人間は自分の発した言葉で自分の人生をつくります。私の周囲の環境や、自分が立たされた状況はすべて自分の発した言葉によって形成されていきます。
ですから、朝から晩までうれしい、楽しい、幸せ、愛している、大好き、ありがとう、ついてる、といい続けると、この言葉しか言いたくなくなる人生に囲まれてしまいます。私の周りの多くの人がそうなってしましました。

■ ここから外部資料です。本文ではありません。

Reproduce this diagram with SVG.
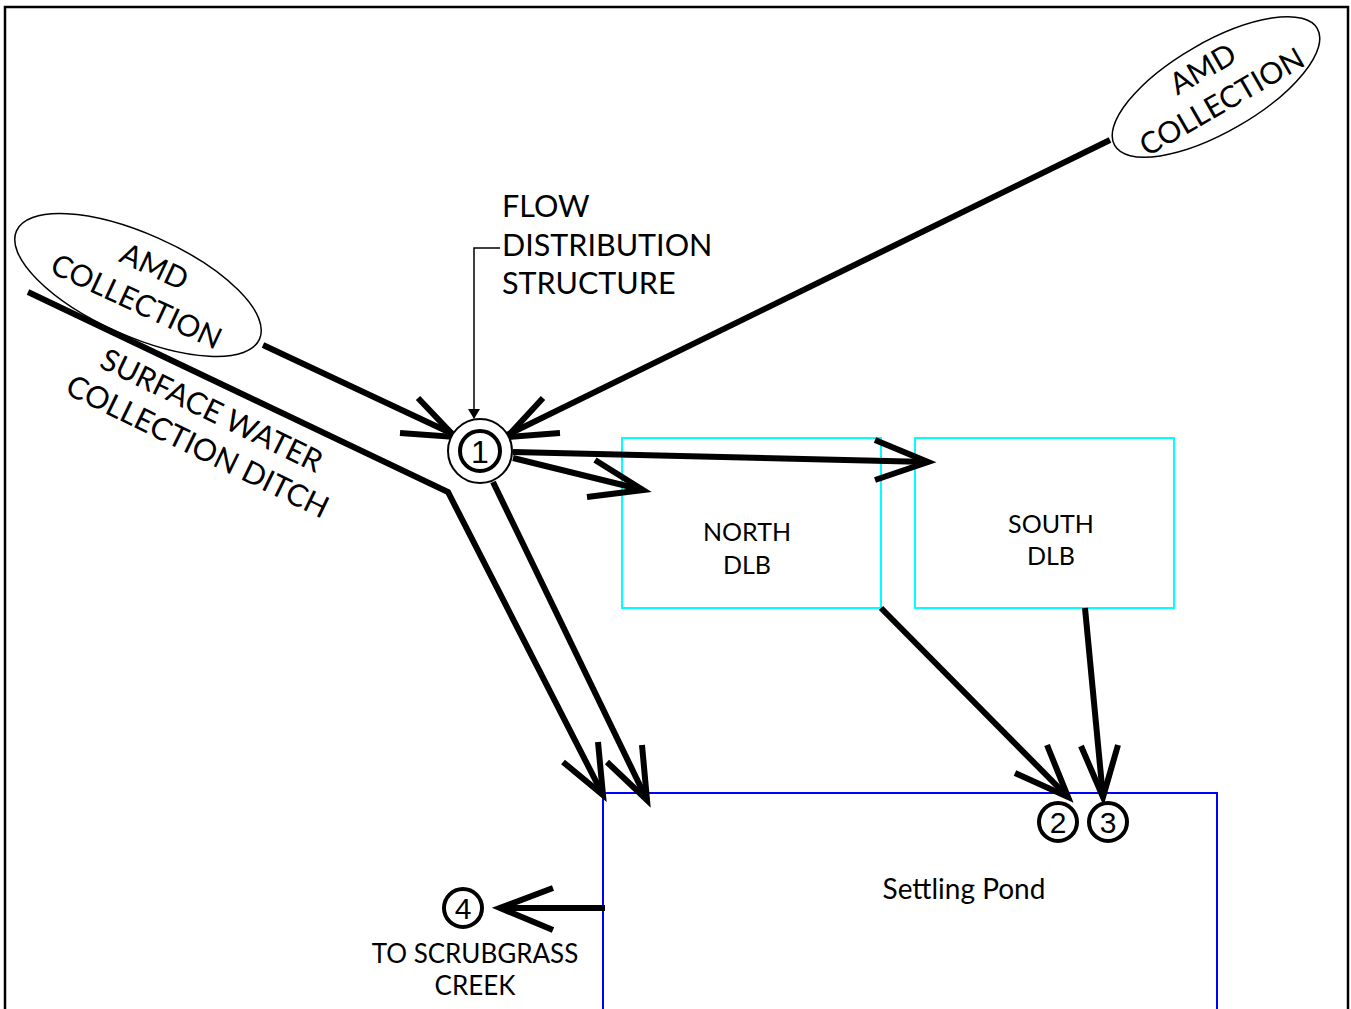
<svg xmlns="http://www.w3.org/2000/svg" width="1351" height="1009" viewBox="0 0 1351 1009">
<style>
.t{font-family:Lato,"Open Sans","Liberation Sans",sans-serif;fill:#000}
.ln{stroke:#000;stroke-width:6;fill:none;stroke-linecap:butt;stroke-linejoin:miter}
.cir{fill:#fff;stroke:#000;stroke-width:4}
.num{font-family:"Liberation Sans",Arial,sans-serif;fill:#000;text-anchor:middle}
</style>
<defs>
<marker id="tri" markerWidth="10" markerHeight="16" refX="9" refY="8" orient="auto" markerUnits="userSpaceOnUse">
<path d="M0,2 L10,8 L0,14 Z" fill="#000"/>
</marker>
</defs>
<rect x="5" y="7" width="1343" height="1010" fill="#fff" stroke="#000" stroke-width="2.5"/>

<g id="amd-left">
<ellipse cx="138" cy="285" rx="133" ry="51" transform="rotate(24 138 285)" fill="#fff" stroke="#000" stroke-width="1.5"/>
<text class="t" font-size="30" text-anchor="middle" transform="translate(150,276) rotate(25)">AMD</text>
<text class="t" font-size="30" text-anchor="middle" transform="translate(132,311) rotate(25)">COLLECTION</text>
</g>
<g id="amd-right">
<ellipse cx="1216" cy="87" rx="117" ry="45" transform="rotate(-30 1216 87)" fill="#fff" stroke="#000" stroke-width="1.5"/>
<text class="t" font-size="30" text-anchor="middle" transform="translate(1208,78) rotate(-30)">AMD</text>
<text class="t" font-size="30" text-anchor="middle" transform="translate(1227,111) rotate(-30)">COLLECTION</text>
</g>
<g id="ditch-label">
<text class="t" font-size="30.5" text-anchor="middle" transform="translate(207,420) rotate(26)">SURFACE WATER</text>
<text class="t" font-size="30.5" text-anchor="middle" transform="translate(193,456) rotate(26)">COLLECTION DITCH</text>
</g>
<g id="fds-label">
<text class="t" font-size="30.5" x="502" y="217">FLOW</text>
<text class="t" font-size="30.5" x="502" y="256">DISTRIBUTION</text>
<text class="t" font-size="30.5" x="502" y="294">STRUCTURE</text>
</g>
<g id="north-dlb">
<rect x="622" y="438" width="259" height="170" fill="none" stroke="#00ffff" stroke-width="2"/>
<text class="t" font-size="25" text-anchor="middle" x="747" y="541">NORTH</text>
<text class="t" font-size="25" text-anchor="middle" x="747" y="574">DLB</text>
</g>
<g id="south-dlb">
<rect x="915" y="438" width="259" height="170" fill="none" stroke="#00ffff" stroke-width="2"/>
<text class="t" font-size="25" text-anchor="middle" x="1051" y="533">SOUTH</text>
<text class="t" font-size="25" text-anchor="middle" x="1051" y="565">DLB</text>
</g>
<g id="settling-pond">
<rect x="603" y="793" width="614" height="220" fill="none" stroke="#0000ff" stroke-width="2"/>
<text class="t" font-size="28" text-anchor="middle" x="964" y="899">Settling Pond</text>
</g>
<g id="outlet-label">
<text class="t" font-size="26" text-anchor="middle" x="475" y="963">TO SCRUBGRASS</text>
<text class="t" font-size="26" text-anchor="middle" x="475" y="995">CREEK</text>
</g>

<g id="connectors">
<path class="ln" d="M28,292 L448,492 L603,795"/>
<path class="ln" d="M563,762 L603,795 L598,742"/>
<path class="ln" d="M493,482 L647,800"/>
<path class="ln" d="M607,762 L647,800 L642,745"/>
<path class="ln" d="M263,345 L455,435"/>
<path class="ln" d="M400,433 L455,437 L418,398"/>
<path class="ln" d="M1110,140 L507,435"/>
<path class="ln" d="M560,433 L507,437 L543,398"/>
<path class="ln" d="M513,452 L928,462"/>
<path class="ln" d="M875,440 L928,462 L875,480"/>
<path class="ln" d="M513,458 L643,490"/>
<path class="ln" d="M595,460 L643,490 L587,497"/>
<path class="ln" d="M881,608 L1068,797"/>
<path class="ln" d="M1015,773 L1068,797 L1047,745"/>
<path class="ln" d="M1085,608 L1103,797"/>
<path class="ln" d="M1081,746 L1103,797 L1118,745"/>
<path class="ln" d="M605,908 L500,908"/>
<path class="ln" d="M553,888 L500,908 L553,930"/>
<path d="M500,248 L474,248 L474,418" fill="none" stroke="#000" stroke-width="1.5" marker-end="url(#tri)"/>
</g>

<g id="node1">
<circle cx="480" cy="451" r="32" fill="#fff" stroke="#000" stroke-width="2"/>
<circle cx="480" cy="451" r="20" class="cir"/>
<text class="num" font-size="32" x="480" y="463">1</text>
</g>
<g id="node2">
<circle cx="1058" cy="822" r="19" class="cir"/>
<text class="num" font-size="30" x="1058" y="833">2</text>
</g>
<g id="node3">
<circle cx="1108" cy="822" r="19" class="cir"/>
<text class="num" font-size="30" x="1108" y="833">3</text>
</g>
<g id="node4">
<circle cx="463" cy="908" r="19" class="cir"/>
<text class="num" font-size="30" x="463" y="919">4</text>
</g>
</svg>
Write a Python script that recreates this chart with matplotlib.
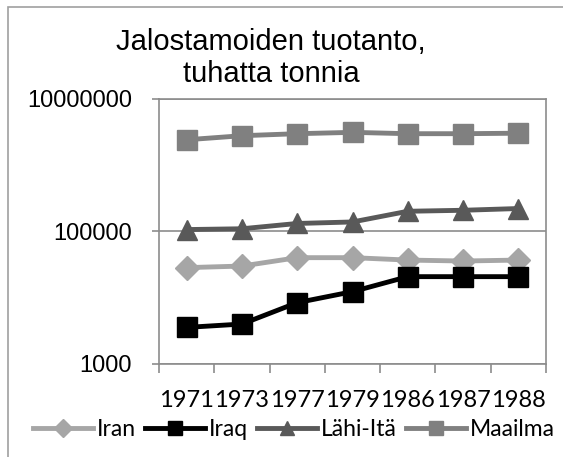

私には最近、次のようなメッセージが届いています。七つの「祝福神」を年間、5千回唱える人は、その言葉を再び言いたくなるような現象が来年、5千回降ってくる。逆に嫌いだ、嫌いだ、疲れたという否定的な恨み言葉を5千回発すると、その言葉を言いたくなるような現象が、来年5千回降ってくる――と。もちろん、5万回発すれば5万回、10万回発すれば10万回降ってくるという意味です。私は自分や仲間たち身の回りに起こる現象を知れば知るほど、このメッセージが正しいと納得せざるを得ません。

損得勘定で七つの「祝福神」を繰り返し口にしてきました。でもいつのまにか夕焼けを見ては「きれいだなあ、楽しいなあ」と感動し、お茶を一杯飲むのでも「ああ、幸せだ。ありがたい」と心から喜べるようになっていることに気づきました。口先だけだったありがとうを何万回、何十万回と繰り返すうちに、身の回りのありとあらゆることが本当にありあがたいと思えるようになりました。損得勘定でやってきたら、最後には一つひとつのありがとうの言葉に真心がこもるようになりました。そして、いま本当に幸せを実感しています。

宇宙に対してありがとうの言葉を投げかけていると、誰が一番豊かになり得をするのか。それは自分です。このことに改めて思いをめぐらしていただきたい。宇宙の方程式はシンプルですが、やればやるほどその深さに驚くことでしょう。